WRITTEN TASK: Omit any picture, and return the remaining data exactly as written.

DATASET SECTION:
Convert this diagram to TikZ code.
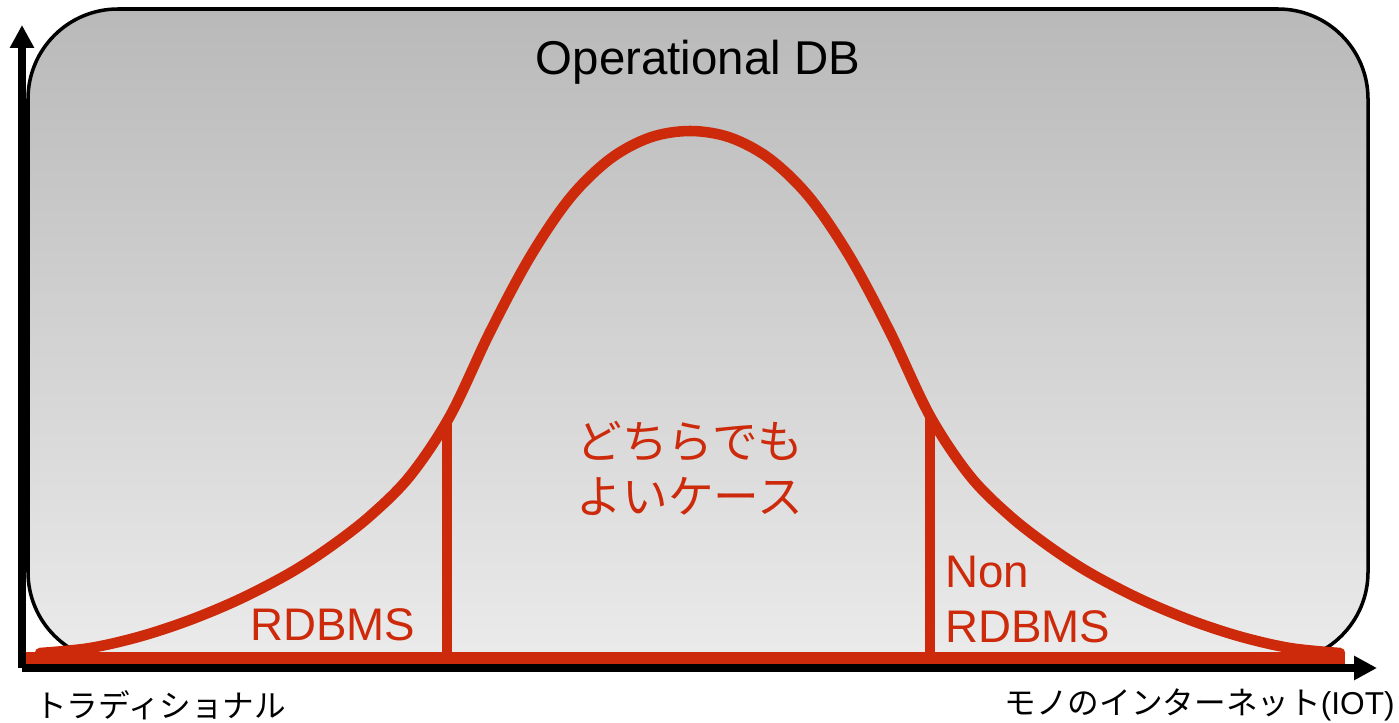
\documentclass[tikz,border=0pt]{standalone}
\usepackage{fontspec}
\setmainfont{Liberation Sans}
\newfontfamily\jpfont{Noto Sans CJK JP}
\usetikzlibrary{arrows.meta}

\definecolor{chalkred}{HTML}{CC2A0A}
\definecolor{dbtop}{HTML}{B9B9B9}
\definecolor{dbbottom}{HTML}{EBEBEB}

\begin{document}
\begin{tikzpicture}[x=0.02cm,y=-0.02cm,
  every node/.style={inner sep=0pt},
  chalk/.style={chalkred,line width=6pt,line cap=round,line join=round},
  axis/.style={line width=4.3pt,-{Triangle[length=13pt,width=13pt]}},
  redtext/.style={text=chalkred,font=\fontsize{26}{31}\selectfont},
  axistext/.style={font=\fontsize{18}{22}\selectfont}]
  \useasboundingbox (0,0) rectangle (1399,723);

  % the DB box
  \draw[line width=2pt,rounded corners=1.8cm,top color=dbtop,bottom color=dbbottom]
    (28,9) rectangle (1368,662);
  \node[anchor=base] at (698,75) (title) {\fontsize{27}{32}\selectfont Operational DB};

  % bell curve
  \draw[chalk] plot[smooth,tension=0.55] coordinates {
    (40,653) (90,648) (140,636.5) (190,620) (240,599) (290,573) (330,547)
    (370,516) (410,476) (450,416) (490,332) (530,257) (570,198) (610,159)
    (650,137.5) (690,131) (730,137.5) (770,159) (810,198) (850,257)
    (890,332) (930,416) (970,476) (1010,516) (1050,547) (1090,573)
    (1140,599) (1190,620) (1240,636.5) (1290,648) (1340,653)};

  \coordinate (lcut)  at (447,421);
  \coordinate (lfoot) at (447,658);
  \coordinate (rcut)  at (930,416);
  \coordinate (rfoot) at (930,658);
  \draw[chalk] (lcut) -- (lfoot);
  \draw[chalk] (rcut) -- (rfoot);

  \coordinate (bstart) at (22,658);
  \coordinate (bend)   at (1345,658);
  \draw[chalk,line width=7pt,line cap=butt] (bstart) -- (bend);

  % labels
  \node[redtext,anchor=base west] at (250,640) (rdb) {RDBMS};
  \node[redtext,anchor=base west] at (945,587) (non) {Non};
  \node[redtext,anchor=base west] at (945,642) (nonrdb) {RDBMS};
  \node[redtext,font=\fontsize{26}{31}\selectfont\jpfont] at (690,441) (mid1) {どちらでも};
  \node[redtext,font=\fontsize{26}{31}\selectfont\jpfont] at (690,496) (mid2) {よいケース};

  % axes
  \coordinate (o) at (22,668);
  \coordinate (ytop) at (22,25);
  \coordinate (xend) at (1377,668);
  \draw[axis] (o) -- (ytop);
  \draw[axis] (o) -- (xend);

  \node[axistext,anchor=west] at (35,705) (trad) {\jpfont トラディショナル};
  \node[axistext,anchor=east] at (1395,705) (iot) {{\jpfont モノのインターネット}(IOT)};
\end{tikzpicture}
\end{document}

COMPLETE RESPONSE:
Convert this diagram to TikZ code.
\documentclass[tikz,border=0pt]{standalone}
\usepackage{fontspec}
\setmainfont{Liberation Sans}
\newfontfamily\jpfont{Noto Sans CJK JP}
\usetikzlibrary{arrows.meta}

\definecolor{chalkred}{HTML}{CC2A0A}
\definecolor{dbtop}{HTML}{B9B9B9}
\definecolor{dbbottom}{HTML}{EBEBEB}

\begin{document}
\begin{tikzpicture}[x=0.02cm,y=-0.02cm,
  every node/.style={inner sep=0pt},
  chalk/.style={chalkred,line width=6pt,line cap=round,line join=round},
  axis/.style={line width=4.3pt,-{Triangle[length=13pt,width=13pt]}},
  redtext/.style={text=chalkred,font=\fontsize{26}{31}\selectfont},
  axistext/.style={font=\fontsize{18}{22}\selectfont}]
  \useasboundingbox (0,0) rectangle (1399,723);

  % the DB box
  \draw[line width=2pt,rounded corners=1.8cm,top color=dbtop,bottom color=dbbottom]
    (28,9) rectangle (1368,662);
  \node[anchor=base] at (698,75) (title) {\fontsize{27}{32}\selectfont Operational DB};

  % bell curve
  \draw[chalk] plot[smooth,tension=0.55] coordinates {
    (40,653) (90,648) (140,636.5) (190,620) (240,599) (290,573) (330,547)
    (370,516) (410,476) (450,416) (490,332) (530,257) (570,198) (610,159)
    (650,137.5) (690,131) (730,137.5) (770,159) (810,198) (850,257)
    (890,332) (930,416) (970,476) (1010,516) (1050,547) (1090,573)
    (1140,599) (1190,620) (1240,636.5) (1290,648) (1340,653)};

  \coordinate (lcut)  at (447,421);
  \coordinate (lfoot) at (447,658);
  \coordinate (rcut)  at (930,416);
  \coordinate (rfoot) at (930,658);
  \draw[chalk] (lcut) -- (lfoot);
  \draw[chalk] (rcut) -- (rfoot);

  \coordinate (bstart) at (22,658);
  \coordinate (bend)   at (1345,658);
  \draw[chalk,line width=7pt,line cap=butt] (bstart) -- (bend);

  % labels
  \node[redtext,anchor=base west] at (250,640) (rdb) {RDBMS};
  \node[redtext,anchor=base west] at (945,587) (non) {Non};
  \node[redtext,anchor=base west] at (945,642) (nonrdb) {RDBMS};
  \node[redtext,font=\fontsize{26}{31}\selectfont\jpfont] at (690,441) (mid1) {どちらでも};
  \node[redtext,font=\fontsize{26}{31}\selectfont\jpfont] at (690,496) (mid2) {よいケース};

  % axes
  \coordinate (o) at (22,668);
  \coordinate (ytop) at (22,25);
  \coordinate (xend) at (1377,668);
  \draw[axis] (o) -- (ytop);
  \draw[axis] (o) -- (xend);

  \node[axistext,anchor=west] at (35,705) (trad) {\jpfont トラディショナル};
  \node[axistext,anchor=east] at (1395,705) (iot) {{\jpfont モノのインターネット}(IOT)};
\end{tikzpicture}
\end{document}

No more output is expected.